By Joe Carrollton
For some artists, music is a profession. For Cello, it is a language, one developed not merely through melody and lyric, but through a lifetime of processing the world differently.
Born Marcello Valletta, the Pittsburgh-based singer-songwriter, poet, and performer has emerged as one of the more compelling independent voices blending alternative music, spoken-word intimacy, melodic rap, and atmospheric pop. Yet what makes Cello’s work stand apart isn’t simply its sound. It’s the remarkable honesty with which he approaches creativity, identity, and the realities of living with Autism Spectrum Disorder (ASD) and ADHD.
Rather than separating his neurodivergence from his artistry, Cello embraces it as an essential part of his creative identity.
That philosophy permeates every aspect of his debut album, Singing to Serpents. Released as a deeply personal statement, the nine-track collection explores relationships, longing, faith, self-worth, obsession, vulnerability, and emotional survival with uncommon openness. It is less an album of tidy conclusions than a portrait of someone learning to understand himself in real time.
Long before recording music, Valletta built his creative life through storytelling. As a published poet and seasoned actor, he became fascinated with the ways language and performance could communicate emotions that ordinary conversation often failed to express. Music became the natural evolution of those pursuits.
That literary background is immediately apparent. Cello’s lyrics often read like journal entries transformed into melodies, filled with vivid imagery and emotional nuance. His songs resist conventional verse-chorus formulas in favor of repetition, evolving thoughts, and conversational confession.
The opening track, “Stay Here,” illustrates that approach beautifully. Centered around the recurring plea, “Won’t you stay here? She said, my lover, my lover,” the song transforms repetition into emotional architecture. Rather than functioning simply as a catchy chorus, the repeated lines mirror the way memory and longing often replay themselves in the mind.
It’s a songwriting style that feels deeply connected to Cello’s lived experience with autism and ADHD.
Many neurodivergent individuals describe experiencing intense emotional focus, heightened sensory awareness, and thought patterns that revisit ideas repeatedly. Those characteristics become artistic strengths throughout Singing to Serpents. Songs unfold like internal conversations rather than carefully edited narratives, allowing listeners to experience emotion as it develops instead of after it has been neatly resolved.
That authenticity extends beyond the music itself.

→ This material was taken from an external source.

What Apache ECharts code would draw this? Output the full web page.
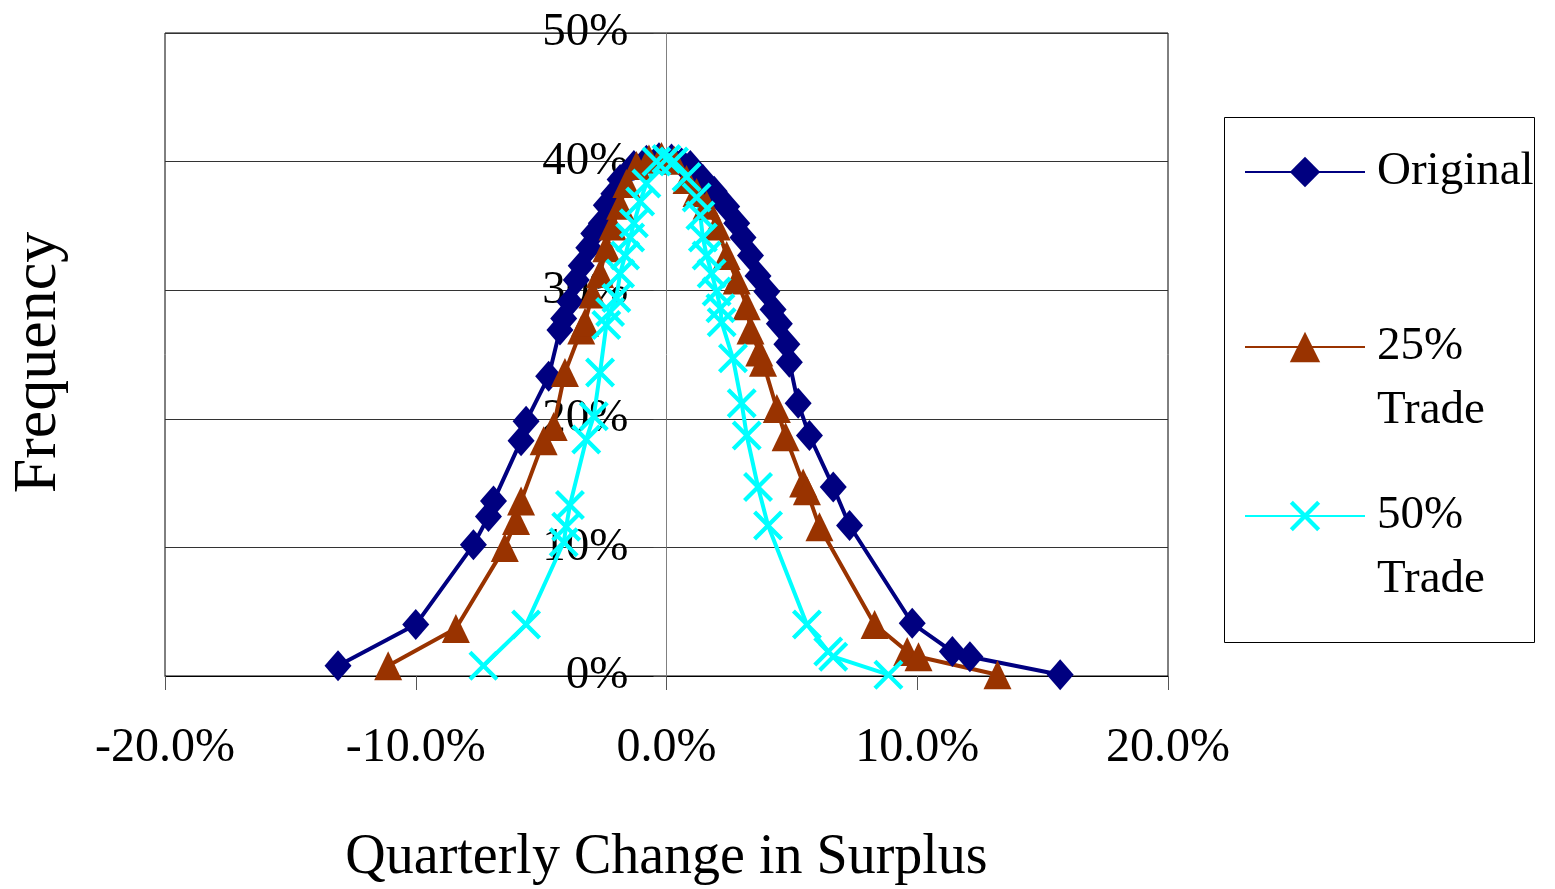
<!DOCTYPE html>
<html>
<head>
<meta charset="utf-8">
<script src="https://cdn.jsdelivr.net/npm/echarts@6/dist/echarts.min.js"></script>
<style>
html, body { margin: 0; padding: 0; background: #fff; }
#chart { width: 1555px; height: 889px; }
</style>
</head>
<body>
<div id="chart"></div>
<script>
// [quarterly change %, frequency %]
var original = [
  [-13.1, 0.8], [-10.0, 4.0], [-7.7, 10.2], [-7.1, 12.4], [-6.9, 13.6], [-5.8, 18.3],
  [-5.6, 19.8], [-4.7, 23.3], [-4.25, 26.9], [-4.1, 27.8], [-3.85, 29.1], [-3.6, 30.8],
  [-3.4, 31.9], [-3.1, 33.3], [-2.9, 34.4], [-2.6, 35.2], [-2.4, 36.6], [-2.1, 37.5],
  [-1.85, 38.6], [-1.3, 39.7], [-0.8, 40.1], [-0.3, 40.3], [0.2, 40.2], [0.6, 39.9],
  [0.95, 39.7], [1.45, 38.6], [1.9, 37.7], [2.4, 36.5], [2.8, 35.2], [3.05, 34.1],
  [3.35, 32.7], [3.65, 31.1], [4.0, 29.9], [4.25, 28.5], [4.5, 27.4], [4.8, 25.8],
  [4.9, 24.4], [5.25, 21.2], [5.7, 18.7], [6.65, 14.7], [7.3, 11.7], [9.8, 4.1],
  [11.4, 1.9], [12.1, 1.5], [15.7, 0.1]
];
var trade25 = [
  [-11.1, 0.8], [-8.4, 3.7], [-6.45, 10.0], [-6.0, 12.1], [-5.8, 13.6], [-4.9, 18.3],
  [-4.5, 19.4], [-4.05, 23.6], [-3.4, 26.9], [-3.25, 27.5], [-2.95, 29.7], [-2.65, 31.3],
  [-2.4, 33.3], [-2.15, 35.0], [-1.85, 36.6], [-1.6, 38.3], [-1.2, 39.7], [-0.7, 40.2],
  [-0.2, 40.4], [0.3, 40.1], [0.8, 38.6], [1.2, 37.6], [1.6, 36.6], [2.0, 35.0],
  [2.4, 32.7], [2.8, 30.8], [3.2, 28.8], [3.35, 26.9], [3.7, 25.2], [3.85, 24.4],
  [4.4, 20.8], [4.75, 18.6], [5.45, 15.0], [5.6, 14.4], [6.1, 11.6], [8.3, 4.0],
  [9.6, 1.9], [10.05, 1.5], [13.2, 0.1]
];
var trade50 = [
  [-7.3, 0.8], [-5.6, 4.0], [-4.1, 10.4], [-4.0, 11.6], [-3.85, 13.3], [-3.2, 18.4],
  [-2.9, 20.2], [-2.65, 23.6], [-2.4, 27.3], [-2.25, 28.3], [-2.0, 29.4], [-1.85, 31.3],
  [-1.65, 32.7], [-1.45, 34.1], [-1.3, 35.2], [-1.05, 36.9], [-0.8, 38.3], [-0.4, 40.0],
  [0.0, 40.2], [0.3, 40.0], [0.8, 38.8], [1.2, 37.2], [1.35, 35.8], [1.45, 34.1],
  [1.6, 32.7], [1.8, 31.3], [2.0, 29.9], [2.15, 28.6], [2.2, 27.5], [2.65, 24.7],
  [3.0, 21.2], [3.2, 18.7], [3.65, 14.7], [4.05, 11.7], [5.6, 4.0], [6.45, 1.9],
  [6.65, 1.5], [8.85, 0.1]
];
var seriesNames = ['Original', '25% Trade', '50% Trade'];
var seriesColors = ['#000080', '#993300', '#00FFFF'];

var font = 'Liberation Serif';
// filled "x" marker
var crossPath = 'path://M10,0L50,40L90,0L100,10L60,50L100,90L90,100L50,60L10,100L0,90L40,50L0,10Z';

var gridLeft = 165, gridWidth = 1003;

var chart = echarts.init(document.getElementById('chart'));

// one legend per item so the two-line names sit like the original box
function legendAt(name, top, twoLines) {
  return {
    data: [name],
    orient: 'vertical',
    left: 1244,
    top: top,
    padding: 0,
    itemWidth: 120,
    itemHeight: 38,
    formatter: function (n) {
      // blank first line keeps the icon level with "25%"
      return twoLines ? '\n' + n.replace(' ', '\n') : n;
    },
    textStyle: {
      fontFamily: font,
      fontSize: 47,
      color: '#000',
      lineHeight: 64,
      padding: [0, 0, 0, 7]
    }
  };
}

chart.setOption({
  animation: false,
  backgroundColor: '#fff',
  color: seriesColors,
  grid: {
    left: gridLeft, top: 33, width: gridWidth, height: 643,
    containLabel: false,
    outerBoundsMode: 'none',
    show: true, borderColor: '#000', borderWidth: 1
  },
  graphic: [{
    type: 'rect',
    shape: { x: 1224.5, y: 117.5, width: 310, height: 525 },
    style: { fill: 'none', stroke: '#000', lineWidth: 1 },
    z: -1
  }],
  legend: [
    legendAt('Original', 172 - 32, false),
    legendAt('25% Trade', 347 - 96, true),
    legendAt('50% Trade', 516 - 96, true)
  ],
  xAxis: {
    type: 'value',
    min: -20, max: 20, interval: 10,
    name: 'Quarterly Change in Surplus',
    nameLocation: 'middle',
    nameGap: 154,
    nameTextStyle: { fontFamily: font, fontSize: 56, color: '#000' },
    axisLine: { show: true, onZero: false, lineStyle: { color: '#000', width: 1 } },
    axisTick: { show: true, inside: false, length: 14, lineStyle: { color: '#555' } },
    axisLabel: {
      margin: 48,
      fontFamily: font, fontSize: 48, color: '#000',
      formatter: function (v) { return v.toFixed(1) + '%'; }
    },
    splitLine: { show: false }
  },
  yAxis: {
    type: 'value',
    min: 0, max: 50, interval: 10,
    // axis sits on x = 0, in the middle of the plot
    offset: -gridWidth / 2,
    name: 'Frequency',
    nameLocation: 'middle',
    nameGap: 597,
    nameTextStyle: { fontFamily: font, fontSize: 62, color: '#000', padding: [0, 16, 0, 0] },
    axisLine: { show: true, onZero: false, lineStyle: { color: '#808080', width: 1 } },
    axisTick: { show: true, inside: false, length: 13, lineStyle: { color: '#444' } },
    axisLabel: {
      margin: 38,
      fontFamily: font, fontSize: 47, color: '#000',
      formatter: '{value}%'
    },
    splitLine: { show: true, lineStyle: { color: '#333', width: 1 } }
  },
  series: [
    {
      name: seriesNames[0], type: 'line', data: original,
      symbol: 'diamond', symbolSize: [27, 31],
      lineStyle: { width: 4, color: seriesColors[0] },
      itemStyle: { color: seriesColors[0] }
    },
    {
      name: seriesNames[1], type: 'line', data: trade25,
      symbol: 'triangle', symbolSize: [28, 29],
      lineStyle: { width: 4, color: seriesColors[1] },
      itemStyle: { color: seriesColors[1] }
    },
    {
      name: seriesNames[2], type: 'line', data: trade50,
      symbol: crossPath, symbolSize: [30, 30],
      lineStyle: { width: 4, color: seriesColors[2] },
      itemStyle: { color: seriesColors[2] }
    }
  ]
});
</script>
</body>
</html>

Cello has been refreshingly candid about the challenges of growing up feeling different. Navigating relationships, understanding social expectations, and managing emotional intensity have all shaped both his personal life and artistic voice. Yet he resists framing autism or ADHD as limitations.
Instead, he speaks of neurodivergence as a different lens through which he experiences creativity.
Hyperfocus becomes meticulous songwriting. Emotional sensitivity becomes lyrical depth. The tendency to notice details others overlook becomes rich imagery that gives his music its distinctive atmosphere.
Tracks like “Faith” reveal this perspective especially well. The repeated declaration, “I need strong faith in my abilities,” feels less like a polished affirmation than a deeply human struggle toward self-belief. It captures the universal challenge of overcoming self-doubt while reflecting Cello’s own journey toward confidence.
Elsewhere, songs such as “Cravings,” “Pray,” and “Full Moon” examine relationships through intensely emotional and sensory lenses. Love is portrayed not simply as romance but as something capable of overwhelming every thought, every memory, every emotion. The result is music that feels immersive rather than merely descriptive.
Musically, Cello refuses to be confined by genre. Alternative pop, melodic hip-hop, spoken-word poetry, and ambient textures coexist naturally throughout Singing to Serpents. The production supports rather than overshadows the lyrics, allowing the emotional honesty of each song to remain at the forefront.
His live performances reinforce that authenticity. Onstage, Cello doesn’t present an exaggerated persona; instead, he performs with an emotional transparency that mirrors his recordings. Audiences respond not because every note is immaculate, but because every performance feels genuine.
That commitment to honesty has begun attracting listeners well beyond traditional genre boundaries. Fans of alternative music appreciate the atmospheric production, while others connect with the vulnerability woven throughout his songwriting. Many neurodivergent listeners have found particular comfort in hearing an artist speak openly about experiences that often remain misunderstood.
In a music industry that frequently rewards image over substance, Cello offers something increasingly uncommon: sincerity. His songs acknowledge uncertainty instead of disguising it. They embrace emotional complexity rather than simplifying it for mass appeal.
Ultimately, Cello’s greatest achievement may not be Singing to Serpents itself, impressive as the album is. It is the example he provides by demonstrating that neurodivergence need not be hidden or overcome to create meaningful art. Instead, it can become a source of insight, empathy, and originality.
For Cello, music isn’t about escaping who he is.
It’s about finally allowing the world to hear him exactly as he is, and discovering that authenticity can be its own kind of harmony.